Skip to main content

Politics

Colombia will send team of military engineers to train Ukrainian forces on landmine removal

Washington’s decision to invite the South American country to lead demining training efforts makes sense when one considers that nearly 60 years of bloody internal conflict made Colombia one of the world’s most heavily mined countries

May 24, 2022 11:57am

Updated: May 24, 2022 5:23pm

Colombia’s Defense Ministry announced on Monday that Bogota is committing a group of military engineers to help train their Ukrainian counterparts in how to remove landmines.

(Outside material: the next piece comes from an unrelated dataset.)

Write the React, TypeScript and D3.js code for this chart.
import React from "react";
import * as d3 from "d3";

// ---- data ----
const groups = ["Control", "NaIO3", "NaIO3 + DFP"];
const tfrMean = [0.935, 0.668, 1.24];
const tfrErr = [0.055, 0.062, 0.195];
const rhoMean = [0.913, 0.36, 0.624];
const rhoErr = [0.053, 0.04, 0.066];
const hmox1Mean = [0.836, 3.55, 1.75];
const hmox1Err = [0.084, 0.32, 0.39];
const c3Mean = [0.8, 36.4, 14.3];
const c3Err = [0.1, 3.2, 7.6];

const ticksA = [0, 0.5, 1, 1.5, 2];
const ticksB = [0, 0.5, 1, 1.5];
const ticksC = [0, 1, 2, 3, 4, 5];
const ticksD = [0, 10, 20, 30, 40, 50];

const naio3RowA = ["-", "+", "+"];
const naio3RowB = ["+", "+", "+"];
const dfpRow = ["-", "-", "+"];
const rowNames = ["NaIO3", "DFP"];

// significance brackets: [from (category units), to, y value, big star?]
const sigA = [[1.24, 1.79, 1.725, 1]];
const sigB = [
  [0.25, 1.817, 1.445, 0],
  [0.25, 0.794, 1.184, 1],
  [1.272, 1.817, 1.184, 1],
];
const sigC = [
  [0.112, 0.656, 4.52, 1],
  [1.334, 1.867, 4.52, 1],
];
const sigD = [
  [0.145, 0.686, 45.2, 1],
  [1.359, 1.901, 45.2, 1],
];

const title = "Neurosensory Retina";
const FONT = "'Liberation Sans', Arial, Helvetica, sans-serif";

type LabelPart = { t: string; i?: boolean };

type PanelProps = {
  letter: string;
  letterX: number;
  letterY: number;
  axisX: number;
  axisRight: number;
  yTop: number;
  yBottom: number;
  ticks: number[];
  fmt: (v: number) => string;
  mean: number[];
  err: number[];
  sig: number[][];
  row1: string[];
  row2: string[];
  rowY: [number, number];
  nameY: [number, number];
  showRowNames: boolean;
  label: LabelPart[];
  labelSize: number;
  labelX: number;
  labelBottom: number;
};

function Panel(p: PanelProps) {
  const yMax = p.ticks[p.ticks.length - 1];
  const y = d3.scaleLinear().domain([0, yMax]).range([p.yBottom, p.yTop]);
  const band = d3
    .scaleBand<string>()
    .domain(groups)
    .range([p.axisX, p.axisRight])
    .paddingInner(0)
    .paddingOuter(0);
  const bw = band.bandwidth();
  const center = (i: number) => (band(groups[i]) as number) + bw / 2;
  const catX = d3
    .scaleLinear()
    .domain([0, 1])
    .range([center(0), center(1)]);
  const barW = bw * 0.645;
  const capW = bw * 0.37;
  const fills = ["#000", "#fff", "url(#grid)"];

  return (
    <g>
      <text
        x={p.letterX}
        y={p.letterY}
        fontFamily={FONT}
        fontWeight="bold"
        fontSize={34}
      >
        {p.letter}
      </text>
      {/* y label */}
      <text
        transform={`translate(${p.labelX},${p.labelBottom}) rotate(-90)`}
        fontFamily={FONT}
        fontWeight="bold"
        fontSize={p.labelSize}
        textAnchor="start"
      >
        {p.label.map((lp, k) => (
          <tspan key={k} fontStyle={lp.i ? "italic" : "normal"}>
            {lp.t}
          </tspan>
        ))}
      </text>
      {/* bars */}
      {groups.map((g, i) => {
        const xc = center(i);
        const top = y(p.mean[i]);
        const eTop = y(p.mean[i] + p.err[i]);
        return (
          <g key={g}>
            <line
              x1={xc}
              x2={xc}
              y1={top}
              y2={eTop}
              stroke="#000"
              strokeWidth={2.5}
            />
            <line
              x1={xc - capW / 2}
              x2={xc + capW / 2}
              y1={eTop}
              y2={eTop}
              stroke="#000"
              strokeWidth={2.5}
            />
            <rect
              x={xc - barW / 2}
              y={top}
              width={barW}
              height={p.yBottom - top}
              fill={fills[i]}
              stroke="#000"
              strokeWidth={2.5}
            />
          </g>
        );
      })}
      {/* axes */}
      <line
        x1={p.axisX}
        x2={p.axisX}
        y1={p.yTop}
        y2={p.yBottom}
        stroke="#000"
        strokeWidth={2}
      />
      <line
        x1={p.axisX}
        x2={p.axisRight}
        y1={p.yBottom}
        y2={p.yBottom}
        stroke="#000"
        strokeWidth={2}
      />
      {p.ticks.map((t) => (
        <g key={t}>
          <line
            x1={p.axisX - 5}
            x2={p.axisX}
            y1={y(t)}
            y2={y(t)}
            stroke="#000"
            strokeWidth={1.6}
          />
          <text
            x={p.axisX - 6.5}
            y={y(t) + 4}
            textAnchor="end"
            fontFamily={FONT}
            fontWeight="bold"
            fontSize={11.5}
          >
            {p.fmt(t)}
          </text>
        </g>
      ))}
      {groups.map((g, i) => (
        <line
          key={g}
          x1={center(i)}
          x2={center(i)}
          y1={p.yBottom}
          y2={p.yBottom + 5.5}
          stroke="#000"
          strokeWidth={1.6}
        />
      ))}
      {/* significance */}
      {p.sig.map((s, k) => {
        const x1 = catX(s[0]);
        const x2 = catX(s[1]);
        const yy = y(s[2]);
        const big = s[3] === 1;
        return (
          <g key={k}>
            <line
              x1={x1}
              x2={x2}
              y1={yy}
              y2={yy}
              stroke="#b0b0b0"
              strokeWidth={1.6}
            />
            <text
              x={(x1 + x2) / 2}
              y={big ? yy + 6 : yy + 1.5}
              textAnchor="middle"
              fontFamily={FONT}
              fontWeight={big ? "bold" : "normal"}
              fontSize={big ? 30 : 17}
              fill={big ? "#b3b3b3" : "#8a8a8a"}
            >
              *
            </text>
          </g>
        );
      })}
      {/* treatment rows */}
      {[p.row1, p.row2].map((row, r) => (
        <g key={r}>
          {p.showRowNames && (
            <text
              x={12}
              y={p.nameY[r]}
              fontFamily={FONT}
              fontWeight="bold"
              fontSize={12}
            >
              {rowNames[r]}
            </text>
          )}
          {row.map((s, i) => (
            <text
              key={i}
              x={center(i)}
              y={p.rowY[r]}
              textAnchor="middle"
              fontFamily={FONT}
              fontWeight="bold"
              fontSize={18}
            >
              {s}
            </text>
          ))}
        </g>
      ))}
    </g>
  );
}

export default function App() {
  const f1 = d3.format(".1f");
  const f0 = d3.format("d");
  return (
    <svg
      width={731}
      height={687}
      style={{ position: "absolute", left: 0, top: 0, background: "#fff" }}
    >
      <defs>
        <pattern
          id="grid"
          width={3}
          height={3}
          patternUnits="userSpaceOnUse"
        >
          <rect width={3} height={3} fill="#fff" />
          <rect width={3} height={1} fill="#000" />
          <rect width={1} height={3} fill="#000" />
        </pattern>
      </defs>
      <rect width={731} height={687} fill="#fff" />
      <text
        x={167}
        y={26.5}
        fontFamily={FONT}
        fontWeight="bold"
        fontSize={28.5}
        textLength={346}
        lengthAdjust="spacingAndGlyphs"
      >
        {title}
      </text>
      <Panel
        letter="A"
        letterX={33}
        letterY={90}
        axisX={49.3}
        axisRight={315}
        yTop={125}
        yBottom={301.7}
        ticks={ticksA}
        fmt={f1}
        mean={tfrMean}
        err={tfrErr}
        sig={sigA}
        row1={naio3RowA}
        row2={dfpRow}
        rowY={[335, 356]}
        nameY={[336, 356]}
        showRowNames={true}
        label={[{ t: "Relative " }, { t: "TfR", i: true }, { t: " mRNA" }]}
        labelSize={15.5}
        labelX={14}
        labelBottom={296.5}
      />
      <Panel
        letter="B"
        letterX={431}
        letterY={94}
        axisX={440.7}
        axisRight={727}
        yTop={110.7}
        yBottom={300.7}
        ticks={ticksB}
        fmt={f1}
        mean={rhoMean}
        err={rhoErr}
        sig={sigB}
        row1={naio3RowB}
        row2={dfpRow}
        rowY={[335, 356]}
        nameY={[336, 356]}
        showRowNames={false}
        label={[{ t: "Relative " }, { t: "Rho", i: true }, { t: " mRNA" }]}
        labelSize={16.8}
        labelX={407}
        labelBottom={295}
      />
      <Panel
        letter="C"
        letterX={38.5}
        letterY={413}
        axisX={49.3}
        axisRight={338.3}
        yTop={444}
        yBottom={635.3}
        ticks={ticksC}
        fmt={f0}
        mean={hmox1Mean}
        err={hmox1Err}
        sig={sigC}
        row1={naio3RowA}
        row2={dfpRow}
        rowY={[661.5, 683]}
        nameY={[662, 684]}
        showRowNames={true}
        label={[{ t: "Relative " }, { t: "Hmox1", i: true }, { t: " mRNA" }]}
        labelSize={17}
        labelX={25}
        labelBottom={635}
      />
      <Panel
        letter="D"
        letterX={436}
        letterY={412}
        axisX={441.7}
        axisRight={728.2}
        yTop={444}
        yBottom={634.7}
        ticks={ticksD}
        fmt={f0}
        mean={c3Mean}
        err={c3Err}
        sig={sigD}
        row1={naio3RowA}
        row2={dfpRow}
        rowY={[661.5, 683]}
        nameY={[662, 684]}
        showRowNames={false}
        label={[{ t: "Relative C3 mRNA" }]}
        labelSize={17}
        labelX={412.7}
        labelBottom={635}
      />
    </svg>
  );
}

According to a statement from Colombian Defense Minister Diego Molano, the engineers were invited to give the training by the United States – the de facto leader of the North Atlantic Treaty Organization, of which Colombia is also a member, Reuters reported.

“This training will be given by 11 military engineers who will go to a NATO member country which is a neighbor of Ukraine,” Molano said.

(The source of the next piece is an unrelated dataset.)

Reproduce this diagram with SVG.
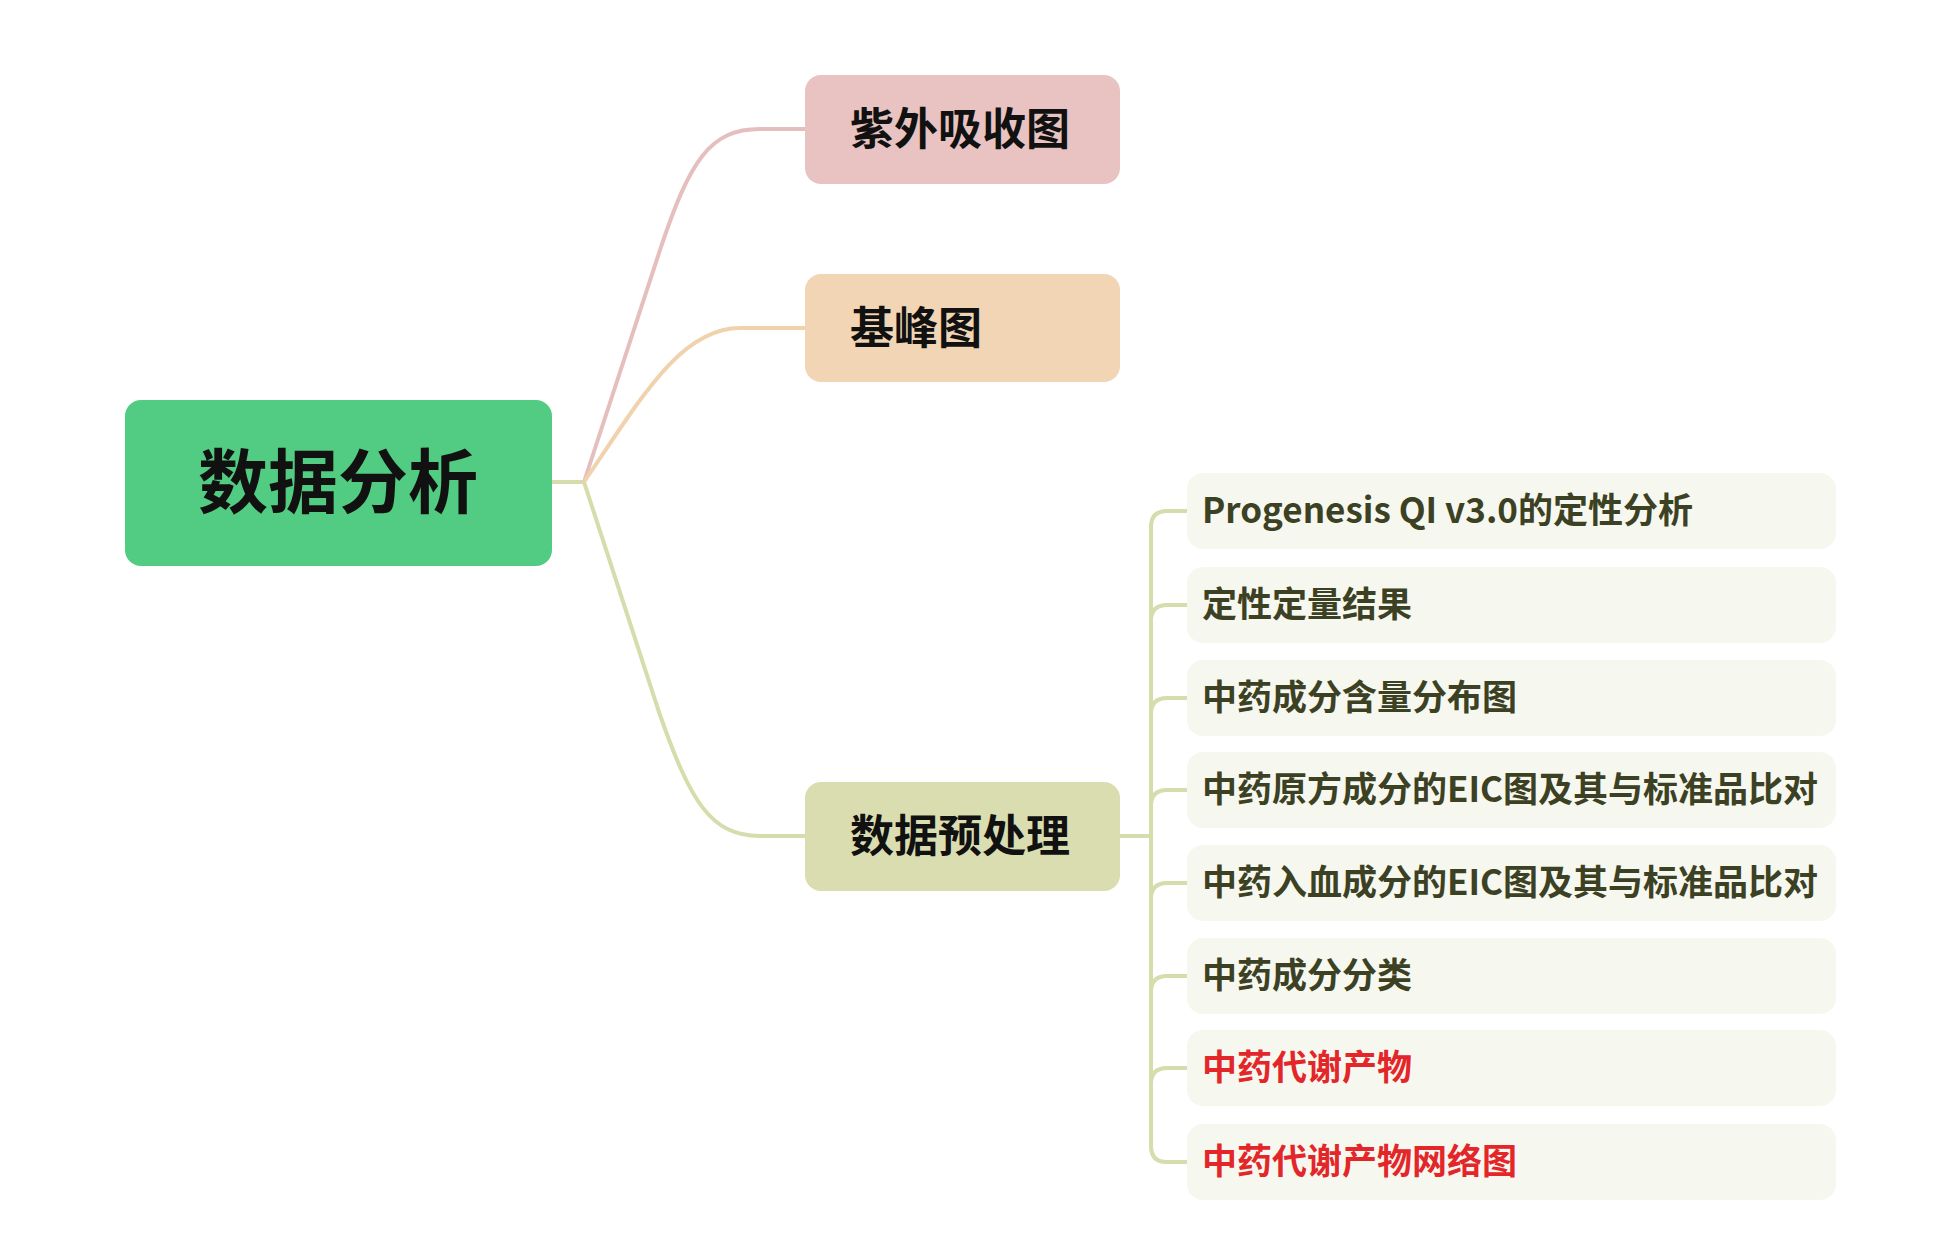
<svg xmlns="http://www.w3.org/2000/svg" width="1954" height="1251" viewBox="0 0 1954 1251">
<style>
text{font-family:"Noto Sans CJK SC","Noto Sans",sans-serif;font-weight:bold}
.c{fill:none;stroke-width:4}
.leaf rect{fill:#f6f7ee}
.leaf text{font-size:35px;fill:#3c4124}
.leaf .r{fill:#e3262a}
.m{font-size:44px;fill:#111}
</style>
<rect width="1954" height="1251" fill="#fff"/>
<g id="connectors">
<path class="c" stroke="#d6dcab" d="M552,482 H584"/>
<path class="c" stroke="#e5bfbe" d="M584,482 L660,250 C690,160 710,129 760,129 H805"/>
<path class="c" stroke="#f0d2ad" d="M584,482 C640,400 680,328 740,328 H805"/>
<path class="c" stroke="#d6dcab" d="M584,482 L660,715 C690,800 710,836 760,836 H805"/>
<path class="c" stroke="#d6dcab" d="M1120,836 H1151 M1151,527 Q1151,511 1167,511 H1187 M1151,527 V1146 Q1151,1162 1167,1162 H1187 M1151,621 Q1151,605 1167,605 H1187 M1151,714 Q1151,698 1167,698 H1187 M1151,806 Q1151,790 1167,790 H1187 M1151,899 Q1151,883 1167,883 H1187 M1151,992 Q1151,976 1167,976 H1187 M1151,1084 Q1151,1068 1167,1068 H1187"/>
</g>
<g id="root"><rect x="125" y="400" width="427" height="166" rx="16" fill="#52cc82"/><text x="338" y="508" font-size="70" text-anchor="middle" fill="#111">数据分析</text></g>
<g id="n1"><rect x="805" y="75" width="315" height="109" rx="16" fill="#e8c3c2"/><text class="m" x="850" y="145">紫外吸收图</text></g>
<g id="n2"><rect x="805" y="274" width="315" height="108" rx="16" fill="#f2d5b5"/><text class="m" x="850" y="344">基峰图</text></g>
<g id="n3"><rect x="805" y="782" width="315" height="109" rx="16" fill="#d9ddb0"/><text class="m" x="850" y="852">数据预处理</text></g>
<g id="l1" class="leaf"><rect x="1187" y="473" width="649" height="76" rx="16"/><text x="1202" y="523">Progenesis QI v3.0的定性分析</text></g>
<g id="l2" class="leaf"><rect x="1187" y="567" width="649" height="76" rx="16"/><text x="1202" y="617">定性定量结果</text></g>
<g id="l3" class="leaf"><rect x="1187" y="660" width="649" height="76" rx="16"/><text x="1202" y="710">中药成分含量分布图</text></g>
<g id="l4" class="leaf"><rect x="1187" y="752" width="649" height="76" rx="16"/><text x="1202" y="802">中药原方成分的EIC图及其与标准品比对</text></g>
<g id="l5" class="leaf"><rect x="1187" y="845" width="649" height="76" rx="16"/><text x="1202" y="895">中药入血成分的EIC图及其与标准品比对</text></g>
<g id="l6" class="leaf"><rect x="1187" y="938" width="649" height="76" rx="16"/><text x="1202" y="988">中药成分分类</text></g>
<g id="l7" class="leaf"><rect x="1187" y="1030" width="649" height="76" rx="16"/><text class="r" x="1202" y="1080">中药代谢产物</text></g>
<g id="l8" class="leaf"><rect x="1187" y="1124" width="649" height="76" rx="16"/><text class="r" x="1202" y="1174">中药代谢产物网络图</text></g>
</svg>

Ultimately, Washington’s decision to invite the South American country to lead demining training efforts makes sense when one considers that nearly 60 years of bloody internal conflict made Colombia one of the world’s most heavily mined countries, according to data from the United Nations.

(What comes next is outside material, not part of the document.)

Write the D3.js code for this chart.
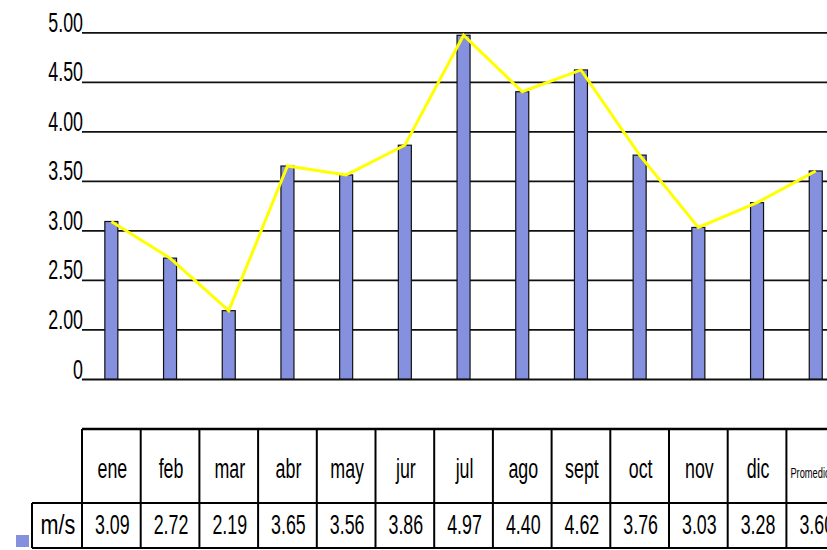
<!DOCTYPE html>
<html>
<head>
<meta charset="utf-8">
<script src="https://cdn.jsdelivr.net/npm/d3@7"></script>
<style>
  html, body { margin: 0; padding: 0; background: #fff; }
  svg { display: block; }
  text { font-family: "Liberation Sans", Arial, sans-serif; fill: #000; }
</style>
</head>
<body>
<svg id="chart" width="827" height="550"></svg>
<script>
// Monthly mean wind speed (m/s) plus the yearly average
const months = ["ene", "feb", "mar", "abr", "may", "jur", "jul", "ago", "sept", "oct", "nov", "dic", "Promedio"];
const speeds = [3.09, 2.72, 2.19, 3.65, 3.56, 3.86, 4.97, 4.40, 4.62, 3.76, 3.03, 3.28, 3.60];
const valueLabels = ["3.09", "2.72", "2.19", "3.65", "3.56", "3.86", "4.97", "4.40", "4.62", "3.76", "3.03", "3.28", "3.60"];
const tickValues = [1.5, 2.0, 2.5, 3.0, 3.5, 4.0, 4.5, 5.0];
const tickLabels = ["0", "2.00", "2.50", "3.00", "3.50", "4.00", "4.50", "5.00"];
const unitLabel = "m/s";

const W = 827, H = 550;
const plotLeft = 82, colW = 58.7;
const yTop = 32.3, yBase = 379;
const tableTop = 429, rowSplit = 503, tableBottom = 548, unitLeft = 32;
const squeeze = 0.66;          // narrow glyph width used throughout
const barFill = "#8591df";

const svg = d3.select("#chart");

const x = d3.scaleBand().domain(months).range([plotLeft, plotLeft + colW * months.length]).padding(0);
const y = d3.scaleLinear().domain([1.5, 5]).range([yBase, yTop]);
const barW = 13;

// horizontal gridlines with condensed tick labels
const yAxis = d3.axisLeft(y)
  .tickValues(tickValues)
  .tickSize(0)
  .tickPadding(0)
  .tickFormat((d, i) => tickLabels[i]);

const gAxis = svg.append("g").attr("transform", `translate(${plotLeft},0)`).call(yAxis);
gAxis.select(".domain").remove();
gAxis.selectAll(".tick line")
  .attr("x2", W - plotLeft)
  .attr("stroke", "#111")
  .attr("stroke-width", 1.8);
gAxis.selectAll(".tick text")
  .attr("x", null)
  .attr("dy", null)
  .attr("text-anchor", "end")
  .attr("font-size", 27)
  .attr("transform", `translate(1,-1) scale(${squeeze},1)`);

// bars
svg.append("g").selectAll("rect")
  .data(months)
  .join("rect")
  .attr("x", d => x(d) + x.bandwidth() / 2 - barW / 2)
  .attr("y", (d, i) => y(speeds[i]))
  .attr("width", barW)
  .attr("height", (d, i) => yBase - y(speeds[i]))
  .attr("fill", barFill)
  .attr("stroke", "#111")
  .attr("stroke-width", 1.2);

// trend line through the bar tops
const line = d3.line()
  .x((d, i) => x(months[i]) + x.bandwidth() / 2)
  .y(d => y(d));
svg.append("path")
  .datum(speeds)
  .attr("d", line)
  .attr("fill", "none")
  .attr("stroke", "#ffff00")
  .attr("stroke-width", 3)
  .attr("stroke-linejoin", "miter");

// data table below the plot
const tbl = svg.append("g");
const tableRight = plotLeft + colW * months.length;
const stroke = "#000";

tbl.append("line").attr("x1", plotLeft).attr("x2", W).attr("y1", tableTop).attr("y2", tableTop)
  .attr("stroke", stroke).attr("stroke-width", 2.4);
tbl.append("line").attr("x1", unitLeft).attr("x2", W).attr("y1", rowSplit).attr("y2", rowSplit)
  .attr("stroke", stroke).attr("stroke-width", 2);
tbl.append("line").attr("x1", unitLeft).attr("x2", W).attr("y1", tableBottom).attr("y2", tableBottom)
  .attr("stroke", stroke).attr("stroke-width", 2);
tbl.append("line").attr("x1", unitLeft).attr("x2", unitLeft).attr("y1", rowSplit).attr("y2", tableBottom)
  .attr("stroke", stroke).attr("stroke-width", 2);

const edges = months.map(m => x(m)).concat([tableRight]);
tbl.selectAll("line.col")
  .data(edges)
  .join("line")
  .attr("class", "col")
  .attr("x1", d => d).attr("x2", d => d)
  .attr("y1", tableTop).attr("y2", tableBottom)
  .attr("stroke", stroke).attr("stroke-width", 2);

// month header cells
tbl.selectAll("text.head")
  .data(months)
  .join("text")
  .attr("class", "head")
  .attr("text-anchor", d => d === "Promedio" ? "start" : "middle")
  .attr("font-size", d => d === "Promedio" ? 15 : 27)
  .attr("transform", d => d === "Promedio"
    ? `translate(${x(d) + 4},${478}) scale(0.62,1)`
    : `translate(${x(d) + x.bandwidth() / 2 + 1},${478}) scale(${squeeze},1)`)
  .text(d => d);

// value cells
tbl.selectAll("text.val")
  .data(valueLabels)
  .join("text")
  .attr("class", "val")
  .attr("text-anchor", "middle")
  .attr("font-size", 27)
  .attr("transform", (d, i) => `translate(${x(months[i]) + x.bandwidth() / 2 + 1},${534}) scale(${squeeze},1)`)
  .text(d => d);

tbl.append("text")
  .attr("text-anchor", "middle")
  .attr("font-size", 27)
  .attr("transform", `translate(${(unitLeft + plotLeft) / 2 + 1},${534}) scale(0.8,1)`)
  .text(unitLabel);

// legend key swatch
tbl.append("rect")
  .attr("x", 16).attr("y", 535).attr("width", 13).attr("height", 12)
  .attr("fill", barFill);
</script>
</body>
</html>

In fact, landmines have killed at least 2,342 people and left close to 10,000 injured since 1990.

Similarly, Ukrainian fields have been littered with mines since Russian forces first invaded the country on Feb. 24. Although authorities in Kyiv and Moscow have both said they will work to clear the mines from known locations across Ukraine, the United Nations has warned that mines threaten the lives of millions of Ukrainians and demining efforts could take decades.

According to Osnat Lubrani, the UN’s Humanitarian Coordinator in Ukraine, mines are now a major humanitarian concern in the country and demining efforts could take years to achieve.

“It may take a decade to clear the land that has been contaminated in eastern Ukraine. Landmines and other explosive ordnance will remain a threat to civilians’ physical and socioeconomic well-being for years to come. In the meantime, residents of eastern Ukraine have no choice but to live, cultivate their land and send their children to school in areas littered with landmines,” Lubrani said.

“The Government should continue working towards assuring large-scale humanitarian mine clearance, and the planting of new mines should be avoided at all costs,” she added.